* PROBLEM DETAILS
Copy all of the material exactly. Pictures are not to appear in the copy.
[start]
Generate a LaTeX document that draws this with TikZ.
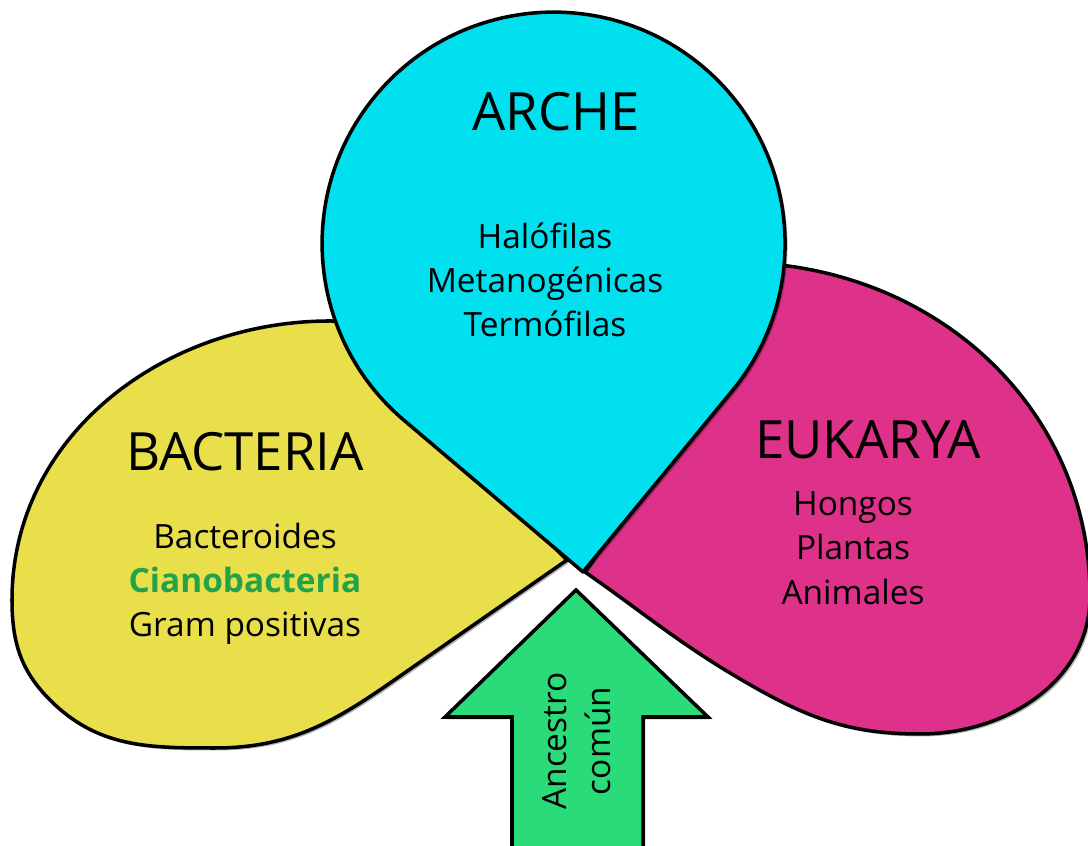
\documentclass[tikz,border=0pt]{standalone}
\usepackage{fontspec}
\setmainfont{Open Sans}
\usepackage{tikz}
\usetikzlibrary{positioning, calc, shadows}
\definecolor{archecyan}{HTML}{00E0EE}
\definecolor{bactyellow}{HTML}{E8DF4A}
\definecolor{eukmagenta}{HTML}{DD318A}
\definecolor{ancgreen}{HTML}{2ADB7A}
\definecolor{cianogreen}{HTML}{22A24A}
\tikzset{
  softshadow/.style={drop shadow={shadow xshift=0.7pt, shadow yshift=-0.7pt,
      opacity=0.3, fill=black}},
  petal/.style={draw=black, line width=1pt, line join=round, softshadow},
  kingdom/.style={font=\fontsize{15}{18}\selectfont, text=black},
  members/.style={align=center, font=\fontsize{9.5}{12.6}\selectfont},
  ancestor/.style={draw=black, line width=1pt, fill=ancgreen, line join=miter, softshadow},
}

\begin{document}
\begin{tikzpicture}[x=0.01cm, y=0.01cm]
  \clip (0,0) rectangle (1088,846);

  % bacteria (left)
  \draw[petal, fill=bactyellow] (567,286) to[out=137,in=0] (330,525)
    to[out=180,in=90] (12,246) to[out=270,in=135] (50,146)
    to[out=-45,in=180] (215,98) to[out=0,in=215] (413,179) -- cycle;

  % eukarya (right)
  \draw[petal, fill=eukmagenta] (585,274) to[out=52,in=175] (770,582)
    to[out=-5,in=90] (1090,250) to[out=-90,in=0] (920,112)
    to[out=180,in=-30] (747,163) to[out=150,in=-35] (585,274) -- cycle;

  % arche (top)
  \draw[petal, fill=archecyan] (583,274) -- (403.9,425.8)
    arc[start angle=229.71, end angle=-39.45, radius=231.5] -- cycle;

  % common ancestor
  \draw[ancestor] (576,256) -- (708,129) -- (643,129) -- (643,-20)
    -- (512,-20) -- (512,129) -- (445,129) -- cycle;

  \node[kingdom] (arche) at (556,734) {ARCHE};
  \node[members] (archelist) at (545,566) {Halófilas\\Metanogénicas\\Termófilas};
  \node[kingdom] (bacteria) at (245,394) {BACTERIA};
  \node[members] (bacterialist) at (245,262)
    {Bacteroides\\\textcolor{cianogreen}{\bfseries Cianobacteria}\\Gram positivas};
  \node[kingdom] (eukarya) at (868,406) {EUKARYA};
  \node[members] (eukaryalist) at (853,298) {Hongos\\Plantas\\Animales};
  \node[members, rotate=90] (ancestro) at (577,105) {Ancestro\\común};

\end{tikzpicture}
\end{document}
[end]
* TASK ANSWER
Generate a LaTeX document that draws this with TikZ.
\documentclass[tikz,border=0pt]{standalone}
\usepackage{fontspec}
\setmainfont{Open Sans}
\usepackage{tikz}
\usetikzlibrary{positioning, calc, shadows}
\definecolor{archecyan}{HTML}{00E0EE}
\definecolor{bactyellow}{HTML}{E8DF4A}
\definecolor{eukmagenta}{HTML}{DD318A}
\definecolor{ancgreen}{HTML}{2ADB7A}
\definecolor{cianogreen}{HTML}{22A24A}
\tikzset{
  softshadow/.style={drop shadow={shadow xshift=0.7pt, shadow yshift=-0.7pt,
      opacity=0.3, fill=black}},
  petal/.style={draw=black, line width=1pt, line join=round, softshadow},
  kingdom/.style={font=\fontsize{15}{18}\selectfont, text=black},
  members/.style={align=center, font=\fontsize{9.5}{12.6}\selectfont},
  ancestor/.style={draw=black, line width=1pt, fill=ancgreen, line join=miter, softshadow},
}

\begin{document}
\begin{tikzpicture}[x=0.01cm, y=0.01cm]
  \clip (0,0) rectangle (1088,846);

  % bacteria (left)
  \draw[petal, fill=bactyellow] (567,286) to[out=137,in=0] (330,525)
    to[out=180,in=90] (12,246) to[out=270,in=135] (50,146)
    to[out=-45,in=180] (215,98) to[out=0,in=215] (413,179) -- cycle;

  % eukarya (right)
  \draw[petal, fill=eukmagenta] (585,274) to[out=52,in=175] (770,582)
    to[out=-5,in=90] (1090,250) to[out=-90,in=0] (920,112)
    to[out=180,in=-30] (747,163) to[out=150,in=-35] (585,274) -- cycle;

  % arche (top)
  \draw[petal, fill=archecyan] (583,274) -- (403.9,425.8)
    arc[start angle=229.71, end angle=-39.45, radius=231.5] -- cycle;

  % common ancestor
  \draw[ancestor] (576,256) -- (708,129) -- (643,129) -- (643,-20)
    -- (512,-20) -- (512,129) -- (445,129) -- cycle;

  \node[kingdom] (arche) at (556,734) {ARCHE};
  \node[members] (archelist) at (545,566) {Halófilas\\Metanogénicas\\Termófilas};
  \node[kingdom] (bacteria) at (245,394) {BACTERIA};
  \node[members] (bacterialist) at (245,262)
    {Bacteroides\\\textcolor{cianogreen}{\bfseries Cianobacteria}\\Gram positivas};
  \node[kingdom] (eukarya) at (868,406) {EUKARYA};
  \node[members] (eukaryalist) at (853,298) {Hongos\\Plantas\\Animales};
  \node[members, rotate=90] (ancestro) at (577,105) {Ancestro\\común};

\end{tikzpicture}
\end{document}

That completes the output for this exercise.